Steelers LB's language in ripping Goodell overshadows his criticism of commissioner
By Ashley Fox
July 13, 2011
James Harrison does not look tough. He does not look like the meanest player in the NFL, the hardest hitter or the most feared defender.
He looks like an idiot. And he looks very, very bad.
I'm not sure what is the most offensive part of the spread on Harrison in the August issue of Men's Journal, out on Friday. The picture with the guns? The anti-gay slur? The utter disrespect for NFL commissioner Roger Goodell? Or the calling out of two of his Pittsburgh Steelers teammates?
It is all bad, and it overshadows the fact that Harrison does have a valid criticism, shared by other players in the NFL, of how Goodell went about fining players for illegal hits last season. There are players like Harrison who think Goodell unfairly targeted African-American players and fined certain players more than others. There are players like Harrison who think Goodell issued harsher fines for illegal hits on white players than for hits on black players. And there are players like Harrison who think Goodell had it out for certain players.
Harrison is the perfect person to speak on this subject, because Goodell took $100,000 out of his pocket last season, fining Harrison more than any other player. But because of his inflammatory language, Harrison lost any opportunity to make his point about the fairness of Goodell's system or to try to persuade Goodell to change it. He ripped Goodell, which was not breaking news, but he did so by using an anti-gay slur to describe the commissioner.
Using an anti-gay slur is just as unacceptable as using a racial slur. You don't have to be in support of gay marriage, but you cannot be intolerant. Gay slurs are not slang. They are hurtful, and the use of them has to stop.
Harrison also called Goodell "stupid," a "puppet" and a "dictator," and said that, "If that man was on fire and I had to piss to put him out, I wouldn't do it. I hate him and will never respect him."
Harrison can hate Goodell all he wants. He can think Goodell is out to get him, is unfair and is unjust, but he needs to show Goodell respect, just as he needs to show his head coach, Mike Tomlin, respect and his position coach respect and the person who makes his lunch in the Steelers' cafeteria respect.
Playing football under a six-year, $51.175 million contract does not mean Harrison isn't still an employee. He is. There are rules, and there are consequences for breaking those rules.
Harrison said that if the Steelers had defeated the Green Bay Packers in the Super Bowl, he was going to whisper in Goodell's ear during the trophy presentation: "Why don't you quit and do something else, like start your own league in flag football?" Now that would have been classy, but Harrison did not get that opportunity. The Steelers did not win. Harrison did not take responsibility for losing the game, even though he had only one tackle the entire game, a sack of Aaron Rodgers where Rodgers essentially ran into him. He did not apologize for getting dominated most of the game by Packers tackle Chad Clifton.

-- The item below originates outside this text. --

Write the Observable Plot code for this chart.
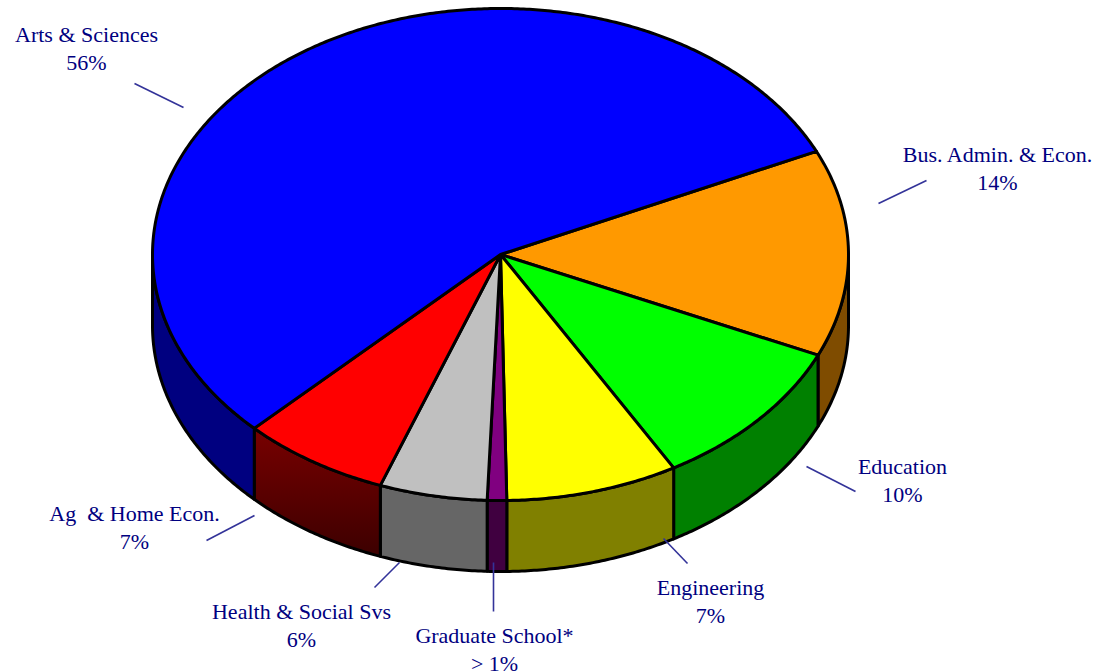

Instead, Harrison ripped his quarterback, Ben Roethlisberger, who did take responsibility for the loss after throwing two interceptions in the game.
"Hey, at least throw a pick on their side of the field instead of asking the D to bail you out again," Harrison said of Roethlisberger. "Or hand the ball off and stop trying to act like Peyton Manning. You ain't that and you know it, man; you just get paid like he does."
Harrison also called Steelers running back Rashard Mendenhall a "fumble machine."
Rule No. 1 of being a good teammate is you do not publicly criticize a teammate -- ever. You keep that in house. Publicly throwing a teammate under the bus, particularly the quarterback, only serves to divide a locker room, and divided locker rooms do not produce championships.
Tomlin is a master at managing star players and their monster egos, and he will have his hands full with this one whenever the lockout ends. Harrison drew a line down the middle of the team, offense on one side, defense on the other. Tomlin will have to fix that.
The photo accompanying the article shows Harrison shirtless with his arms crossed holding two of his guns, reportedly an FN Five-Seven pistol and a Smith & Wesson 460V revolver. It is a ridiculous image for kids to see. Harrison is a professional football player and therefore, unfortunately, a role model for some children. In the picture he is promoting guns, as if he has never been to inner city Chicago or Detroit or Philadelphia and seen the devastation gun use causes.
Harrison is not some character in a video game or a movie. He is a name and a number and a man with influence and sway on young people. We don't need more young people on the streets with guns. We need less.
If he wants to own a gun, fine. That is his right. But don't pretend that a gun makes you tough. It does not. It makes you dangerous. There is a difference.
No one has ever questioned Harrison's toughness. But it is now fair to question whether he has a clue.
Ashley Fox covers the NFL for ESPN.com.